Keyword search has the opposite problem. It’s rigid. Search for “Apple financial report 2023” with keywords only, and you might miss documents titled “FY2023 Annual Earnings Statement” even though that’s exactly what you wanted.
Hybrid search gives you both anchors.
The typical approach runs both searches in parallel, then merges the results.
- Run keyword search to capture exact token matches
- Run vector search to capture semantic similarity
- Merge and rerank results using a method like Reciprocal Rank Fusion (RRF), or a weighted score that balances both signals

Say you search for “Apple financial report 2023.”

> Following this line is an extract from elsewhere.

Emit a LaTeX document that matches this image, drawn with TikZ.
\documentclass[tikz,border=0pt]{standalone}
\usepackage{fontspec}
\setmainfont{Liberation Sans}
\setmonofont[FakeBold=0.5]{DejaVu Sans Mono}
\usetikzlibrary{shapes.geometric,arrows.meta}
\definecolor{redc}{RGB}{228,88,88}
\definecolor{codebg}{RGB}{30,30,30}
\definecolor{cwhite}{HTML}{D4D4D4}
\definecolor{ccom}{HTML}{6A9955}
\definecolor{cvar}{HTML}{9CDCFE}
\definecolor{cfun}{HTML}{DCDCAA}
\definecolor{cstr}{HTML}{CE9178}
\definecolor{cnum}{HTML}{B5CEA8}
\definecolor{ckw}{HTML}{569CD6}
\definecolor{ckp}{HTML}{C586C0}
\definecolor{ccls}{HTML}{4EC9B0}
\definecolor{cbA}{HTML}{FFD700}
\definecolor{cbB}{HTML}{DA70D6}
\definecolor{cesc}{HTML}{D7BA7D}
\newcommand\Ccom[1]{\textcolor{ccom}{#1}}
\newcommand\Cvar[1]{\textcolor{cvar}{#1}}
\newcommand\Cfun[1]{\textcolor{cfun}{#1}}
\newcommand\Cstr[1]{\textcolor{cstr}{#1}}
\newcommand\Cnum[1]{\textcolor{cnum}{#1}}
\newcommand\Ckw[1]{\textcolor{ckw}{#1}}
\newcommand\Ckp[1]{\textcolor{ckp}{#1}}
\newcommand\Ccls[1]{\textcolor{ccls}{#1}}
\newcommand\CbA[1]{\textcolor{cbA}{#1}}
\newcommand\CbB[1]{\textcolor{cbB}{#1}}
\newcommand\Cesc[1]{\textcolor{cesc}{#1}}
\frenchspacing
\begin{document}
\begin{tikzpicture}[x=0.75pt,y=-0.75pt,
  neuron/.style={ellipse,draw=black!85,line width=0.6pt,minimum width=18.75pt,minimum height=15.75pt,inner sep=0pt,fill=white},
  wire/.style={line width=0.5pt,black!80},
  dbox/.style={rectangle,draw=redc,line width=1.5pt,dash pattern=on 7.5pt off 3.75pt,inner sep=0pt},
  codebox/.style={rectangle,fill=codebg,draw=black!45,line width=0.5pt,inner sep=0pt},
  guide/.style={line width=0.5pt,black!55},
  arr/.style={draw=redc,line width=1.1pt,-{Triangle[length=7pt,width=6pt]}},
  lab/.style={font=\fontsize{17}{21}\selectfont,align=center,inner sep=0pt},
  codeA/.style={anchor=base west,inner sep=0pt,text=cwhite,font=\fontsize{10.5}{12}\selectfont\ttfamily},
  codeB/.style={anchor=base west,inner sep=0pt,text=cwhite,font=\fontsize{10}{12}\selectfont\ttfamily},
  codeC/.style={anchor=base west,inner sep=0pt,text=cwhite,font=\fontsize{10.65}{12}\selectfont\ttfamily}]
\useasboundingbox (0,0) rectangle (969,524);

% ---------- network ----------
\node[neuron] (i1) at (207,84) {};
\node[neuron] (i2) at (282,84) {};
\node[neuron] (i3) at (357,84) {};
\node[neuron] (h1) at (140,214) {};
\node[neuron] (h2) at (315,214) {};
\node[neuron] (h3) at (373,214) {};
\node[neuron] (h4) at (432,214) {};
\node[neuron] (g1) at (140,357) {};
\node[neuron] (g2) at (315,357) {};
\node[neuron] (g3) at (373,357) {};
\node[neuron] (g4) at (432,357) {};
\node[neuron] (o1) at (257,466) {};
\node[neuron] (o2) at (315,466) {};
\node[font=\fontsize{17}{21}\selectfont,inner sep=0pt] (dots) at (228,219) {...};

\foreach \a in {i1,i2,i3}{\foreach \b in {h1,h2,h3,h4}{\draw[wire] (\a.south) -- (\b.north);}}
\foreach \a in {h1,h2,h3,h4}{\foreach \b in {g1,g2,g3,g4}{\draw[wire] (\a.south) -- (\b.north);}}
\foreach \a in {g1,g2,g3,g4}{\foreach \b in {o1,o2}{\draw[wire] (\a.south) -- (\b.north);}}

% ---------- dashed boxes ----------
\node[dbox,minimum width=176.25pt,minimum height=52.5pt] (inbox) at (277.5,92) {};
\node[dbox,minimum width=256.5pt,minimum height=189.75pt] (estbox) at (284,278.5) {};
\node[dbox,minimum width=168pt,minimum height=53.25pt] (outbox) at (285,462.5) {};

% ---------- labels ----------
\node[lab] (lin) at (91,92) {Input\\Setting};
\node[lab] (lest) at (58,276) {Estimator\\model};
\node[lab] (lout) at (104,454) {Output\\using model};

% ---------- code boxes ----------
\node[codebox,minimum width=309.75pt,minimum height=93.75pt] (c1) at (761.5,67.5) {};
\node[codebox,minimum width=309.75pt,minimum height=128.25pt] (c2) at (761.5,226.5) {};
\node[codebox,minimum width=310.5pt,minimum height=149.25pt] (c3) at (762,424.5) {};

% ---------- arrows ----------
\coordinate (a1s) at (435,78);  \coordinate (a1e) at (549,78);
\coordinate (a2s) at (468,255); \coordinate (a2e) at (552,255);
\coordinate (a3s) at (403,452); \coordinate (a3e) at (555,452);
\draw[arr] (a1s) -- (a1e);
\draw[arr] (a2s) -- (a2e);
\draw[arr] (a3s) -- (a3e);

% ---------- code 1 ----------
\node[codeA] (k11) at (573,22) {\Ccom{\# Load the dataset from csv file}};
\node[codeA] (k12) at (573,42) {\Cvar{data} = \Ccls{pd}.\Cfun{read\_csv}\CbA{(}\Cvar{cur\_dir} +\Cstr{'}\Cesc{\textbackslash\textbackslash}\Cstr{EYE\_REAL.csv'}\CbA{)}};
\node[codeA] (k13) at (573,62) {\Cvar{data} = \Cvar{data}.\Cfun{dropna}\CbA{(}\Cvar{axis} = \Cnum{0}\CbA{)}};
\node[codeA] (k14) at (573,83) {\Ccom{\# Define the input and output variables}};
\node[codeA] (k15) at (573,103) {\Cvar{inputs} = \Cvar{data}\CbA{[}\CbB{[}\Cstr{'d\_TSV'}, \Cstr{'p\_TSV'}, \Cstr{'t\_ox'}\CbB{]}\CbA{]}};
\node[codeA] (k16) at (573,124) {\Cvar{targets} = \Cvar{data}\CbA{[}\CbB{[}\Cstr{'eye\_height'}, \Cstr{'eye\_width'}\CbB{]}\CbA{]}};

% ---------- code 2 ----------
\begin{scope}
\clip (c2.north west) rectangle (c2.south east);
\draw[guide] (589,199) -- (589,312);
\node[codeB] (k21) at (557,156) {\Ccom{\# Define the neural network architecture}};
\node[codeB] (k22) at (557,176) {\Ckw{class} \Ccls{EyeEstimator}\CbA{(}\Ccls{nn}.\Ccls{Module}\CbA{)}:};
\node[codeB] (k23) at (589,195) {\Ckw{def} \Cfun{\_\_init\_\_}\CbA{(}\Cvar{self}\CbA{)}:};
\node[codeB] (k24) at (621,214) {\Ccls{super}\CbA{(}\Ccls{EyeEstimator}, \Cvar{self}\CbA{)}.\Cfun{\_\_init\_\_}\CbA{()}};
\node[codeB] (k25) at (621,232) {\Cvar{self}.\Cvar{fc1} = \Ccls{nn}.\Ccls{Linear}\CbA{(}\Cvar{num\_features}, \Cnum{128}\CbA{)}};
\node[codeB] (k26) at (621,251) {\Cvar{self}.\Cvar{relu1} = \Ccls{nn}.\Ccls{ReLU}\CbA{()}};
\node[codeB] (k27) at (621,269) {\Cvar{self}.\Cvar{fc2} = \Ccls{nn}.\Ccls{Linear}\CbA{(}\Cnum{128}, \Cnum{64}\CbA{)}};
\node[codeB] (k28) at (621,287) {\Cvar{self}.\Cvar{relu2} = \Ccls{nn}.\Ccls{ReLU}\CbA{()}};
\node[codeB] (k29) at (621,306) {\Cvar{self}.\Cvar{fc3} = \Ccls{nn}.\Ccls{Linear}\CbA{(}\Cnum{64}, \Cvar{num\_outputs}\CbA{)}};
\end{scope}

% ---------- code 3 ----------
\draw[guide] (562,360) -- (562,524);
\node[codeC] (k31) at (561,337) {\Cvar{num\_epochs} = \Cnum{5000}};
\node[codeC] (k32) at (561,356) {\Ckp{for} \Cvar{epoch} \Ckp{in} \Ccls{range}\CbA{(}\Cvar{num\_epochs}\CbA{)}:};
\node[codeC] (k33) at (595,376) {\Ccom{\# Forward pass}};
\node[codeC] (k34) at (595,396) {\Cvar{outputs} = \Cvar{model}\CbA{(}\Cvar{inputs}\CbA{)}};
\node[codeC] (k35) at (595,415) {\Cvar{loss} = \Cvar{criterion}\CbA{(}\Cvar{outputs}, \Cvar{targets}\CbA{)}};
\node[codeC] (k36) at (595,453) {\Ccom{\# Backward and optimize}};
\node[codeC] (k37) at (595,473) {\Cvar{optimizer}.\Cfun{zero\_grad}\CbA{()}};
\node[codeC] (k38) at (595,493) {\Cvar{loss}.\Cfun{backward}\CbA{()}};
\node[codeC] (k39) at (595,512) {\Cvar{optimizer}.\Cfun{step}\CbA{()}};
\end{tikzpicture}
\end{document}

| Search type | What it does |
|---|---|
| Keyword search | Keeps “Apple” anchored to the company name, matches “2023” exactly |
| Vector search | Understands that “financial report” is semantically close to “earnings statement” and “annual report” |
| Combined result | Fewer results about fruit, better coverage of business documents with different titles |
The keyword component ensures you don’t drift into apple-the-fruit territory. The vector component ensures you don’t miss relevant documents just because they used different phrasing. Together, they cover each other’s blind spots.
Search has moved from strict matching to real understanding, but the most reliable systems in practice don’t throw away the old approaches. They layer them.
If your users mix exact lookups (“order #12345”) with fuzzy questions (“something similar to this product”), hybrid search is usually the most reliable path. Pure vector search impresses in demos but stumbles on specifics. Pure keyword search is reliable but brittle. The combination handles the messy reality of how people actually search.
The field is still moving fast. Learned sparse representations, cross-encoder rerankers, and retrieval-augmented generation are all pushing the boundaries further. But the core idea remains: the best search systems meet users where they are, whether they’re typing exact codes or vague descriptions of what they’re looking for.